Look through the data and write out every line with the word "page" in it.

====

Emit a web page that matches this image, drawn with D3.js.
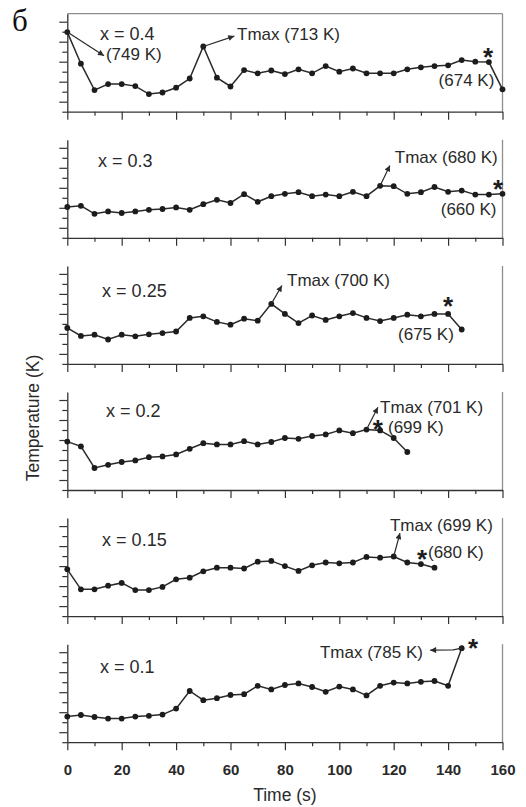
<!DOCTYPE html>
<html lang="en">
<head>
<meta charset="utf-8">
<title>Temperature vs time</title>
<script src="https://cdn.jsdelivr.net/npm/d3@7"></script>
<style>
  body { margin: 0; background: #fff; }
  text { font-family: "Liberation Sans", Arial, sans-serif; fill: #2a2a2a; }
</style>
</head>
<body>
<script>
// time steps (s)
var times = [0,5,10,15,20,25,30,35,40,45,50,55,60,65,70,75,80,85,90,95,100,105,110,115,120,125,130,135,140,145,150,155,160];

// temperatures (K), one array per panel
var tempX04  = [749,670,604,619,619,614,594,598,610,633,713,635,613,654,646,653,644,656,646,664,650,658,646,646,646,656,661,664,666,679,675,674,606];
var tempX03  = [627,630,610,616,612,616,620,622,626,620,634,645,637,659,640,654,660,664,654,658,654,665,654,680,679,660,664,677,665,668,658,658,660];
var tempX025 = [640,620,623,611,623,619,624,627,631,665,669,655,648,663,658,700,675,652,671,660,669,677,665,657,665,673,669,675,675,636];
var tempX02  = [671,659,605,613,620,624,632,634,639,653,667,664,664,672,664,670,680,678,685,689,699,692,701,699,680,645];
var tempX015 = [667,617,617,626,633,615,615,623,642,646,662,671,671,669,686,688,675,663,677,684,682,684,698,696,699,684,680,671];
var tempX01  = [614,618,613,609,609,614,616,619,634,678,655,660,668,670,691,682,693,697,688,676,689,682,667,691,699,697,701,703,691,785];

var series = [tempX04, tempX03, tempX025, tempX02, tempX015, tempX01];
var panelLabels = ["x = 0.4", "x = 0.3", "x = 0.25", "x = 0.2", "x = 0.15", "x = 0.1"];
var xMajorTicks = [0,20,40,60,80,100,120,140,160];
var xMinorTicks = [10,30,50,70,90,110,130,150];
var yMajorTicks = [575,625,675,725,775];
var yMinorTicks = [550,600,650,700,750];

// annotations, placed in data coordinates (time, K)
var notes = [
  { label: [12, 745],
    texts: [["Tmax (713 K)", 62.4, 745], ["(749 K)", 14.2, 695], ["(674 K)", 136.5, 628]],
    arrows: [{ from: 0, to: [[13.5, 690]] }, { from: 10, to: [[61.4, 739]] }],
    star: [154.7, 702] },
  { label: [11.3, 744],
    texts: [["Tmax (680 K)", 120.4, 752], ["(660 K)", 137.3, 621]],
    arrows: [{ from: 23, to: [[118.6, 731]] }],
    star: [158.4, 686] },
  { label: [12.8, 734],
    texts: [["Tmax (700 K)", 80.8, 759], ["(675 K)", 121.6, 624]],
    arrows: [{ from: 15, to: [[78.9, 746]] }],
    star: [140, 709] },
  { label: [14.2, 749],
    texts: [["Tmax (701 K)", 115, 757], ["(699 K)", 117.9, 707.5]],
    arrows: [{ from: 22, to: [[114.2, 757]] }],
    star: [114.2, 716] },
  { label: [12.8, 740],
    texts: [["Tmax (699 K)", 118.6, 777.5], ["(680 K)", 132.6, 710]],
    arrows: [{ from: 24, to: [[122.3, 757.5]] }],
    star: [130.4, 707.5] },
  { label: [12, 740],
    texts: [["Tmax (785 K)", 92.9, 775]],
    arrows: [{ from: 29, to: [[141.9, 780.8], [133.4, 780]] }],
    star: [149.2, 800] }
];

var w = 526, h = 807;
var left = 67.3, right = 502.5;
var firstBottom = 111.7, step = 126.1, panelH = 98;
var ink = "#2a2a2a";

var x = d3.scaleLinear().domain([0, 160]).range([left, right]);

var svg = d3.select("body").append("svg")
  .attr("width", w)
  .attr("height", h);

svg.append("defs").append("marker")
  .attr("id", "head")
  .attr("viewBox", "0 0 10 10")
  .attr("refX", 10).attr("refY", 5)
  .attr("markerUnits", "userSpaceOnUse")
  .attr("markerWidth", 8).attr("markerHeight", 6)
  .attr("orient", "auto")
  .append("path")
  .attr("d", "M0,0L10,5L0,10z")
  .attr("fill", ink);

svg.append("text")
  .attr("x", 12).attr("y", 31)
  .style("font-family", "'Liberation Serif', 'DejaVu Serif', serif")
  .style("font-size", "31px")
  .style("fill", "#111")
  .text("б");

series.forEach(function(vals, i) {
  var bottom = firstBottom + step * i;
  var y = d3.scaleLinear().domain([550, 795]).range([bottom, bottom - panelH]);
  var g = svg.append("g").attr("color", "#333");

  // frame on the right (and top of the first panel)
  g.append("line")
    .attr("x1", right).attr("x2", right)
    .attr("y1", bottom - panelH).attr("y2", bottom)
    .attr("stroke", "#8e8e8e").attr("stroke-width", 1.3);
  if (i === 0) {
    g.append("line")
      .attr("x1", left).attr("x2", right)
      .attr("y1", bottom - panelH).attr("y2", bottom - panelH)
      .attr("stroke", "#8e8e8e").attr("stroke-width", 1.3);
  }

  // y axis, long and short ticks
  g.append("g").attr("transform", "translate(" + left + ",0)")
    .call(d3.axisLeft(y).tickValues(yMajorTicks).tickSize(8).tickSizeOuter(0).tickFormat(""));
  var yMin = g.append("g").attr("transform", "translate(" + left + ",0)")
    .call(d3.axisLeft(y).tickValues(yMinorTicks).tickSize(5).tickFormat(""));
  yMin.select(".domain").remove();

  // x axis
  var xMaj = g.append("g").attr("transform", "translate(0," + bottom + ")")
    .call(d3.axisBottom(x).tickValues(xMajorTicks).tickSize(8).tickSizeOuter(0).tickPadding(14)
      .tickFormat(i === series.length - 1 ? d3.format("d") : ""));
  var xMin = g.append("g").attr("transform", "translate(0," + bottom + ")")
    .call(d3.axisBottom(x).tickValues(xMinorTicks).tickSize(4).tickFormat(""));
  xMin.select(".domain").remove();

  g.selectAll(".domain").attr("stroke-width", 1.3);
  g.selectAll(".tick line").attr("stroke-width", 1.2);
  xMaj.selectAll("text")
    .style("font-size", "15px")
    .style("font-weight", "bold")
    .style("fill", ink);

  var pts = vals.map(function(v, k) { return [times[k], v]; });

  var line = d3.line()
    .x(function(d) { return x(d[0]); })
    .y(function(d) { return y(d[1]); });

  g.append("path")
    .datum(pts)
    .attr("d", line)
    .attr("fill", "none")
    .attr("stroke", ink)
    .attr("stroke-width", 1.5);

  g.selectAll("circle")
    .data(pts)
    .enter()
    .append("circle")
    .attr("cx", function(d) { return x(d[0]); })
    .attr("cy", function(d) { return y(d[1]); })
    .attr("r", 2.9)
    .attr("fill", "#1c1c1c");

  var n = notes[i];

  g.append("text")
    .attr("x", x(n.label[0])).attr("y", y(n.label[1]))
    .attr("dy", "0.35em")
    .style("font-size", "18px")
    .text(panelLabels[i]);

  n.texts.forEach(function(tx) {
    g.append("text")
      .attr("x", x(tx[1])).attr("y", y(tx[2]))
      .attr("dy", "0.35em")
      .style("font-size", "17px")
      .text(tx[0]);
  });

  n.arrows.forEach(function(a) {
    var path = [pts[a.from]].concat(a.to);
    g.append("path")
      .datum(path)
      .attr("d", line)
      .attr("fill", "none")
      .attr("stroke", ink)
      .attr("stroke-width", 1.2)
      .attr("marker-end", "url(#head)");
  });

  g.append("text")
    .attr("x", x(n.star[0])).attr("y", y(n.star[1]))
    .attr("dy", "0.57em")
    .attr("text-anchor", "middle")
    .style("font-size", "26px")
    .style("font-weight", "bold")
    .style("fill", "#1c1c1c")
    .text("*");
});

svg.append("text")
  .attr("x", (left + right) / 2).attr("y", 801)
  .attr("text-anchor", "middle")
  .style("font-size", "17.5px")
  .text("Time (s)");

svg.append("text")
  .attr("transform", "translate(39,418) rotate(-90)")
  .attr("text-anchor", "middle")
  .style("font-size", "17.5px")
  .text("Temperature (K)");
</script>
</body>
</html>
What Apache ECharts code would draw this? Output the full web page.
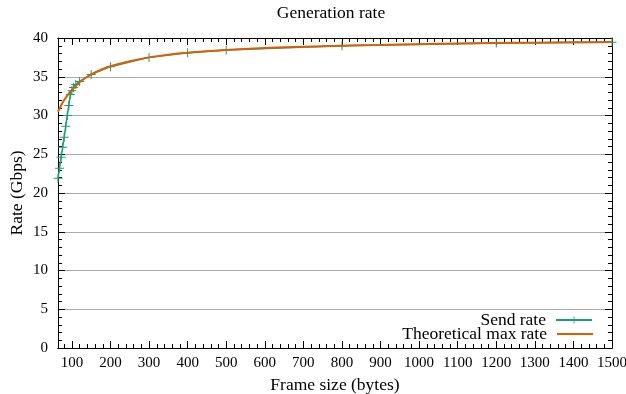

====

Finished task
Emit a web page that matches this image, drawn with D3.js.
What Apache ECharts code would draw this? Output the full web page.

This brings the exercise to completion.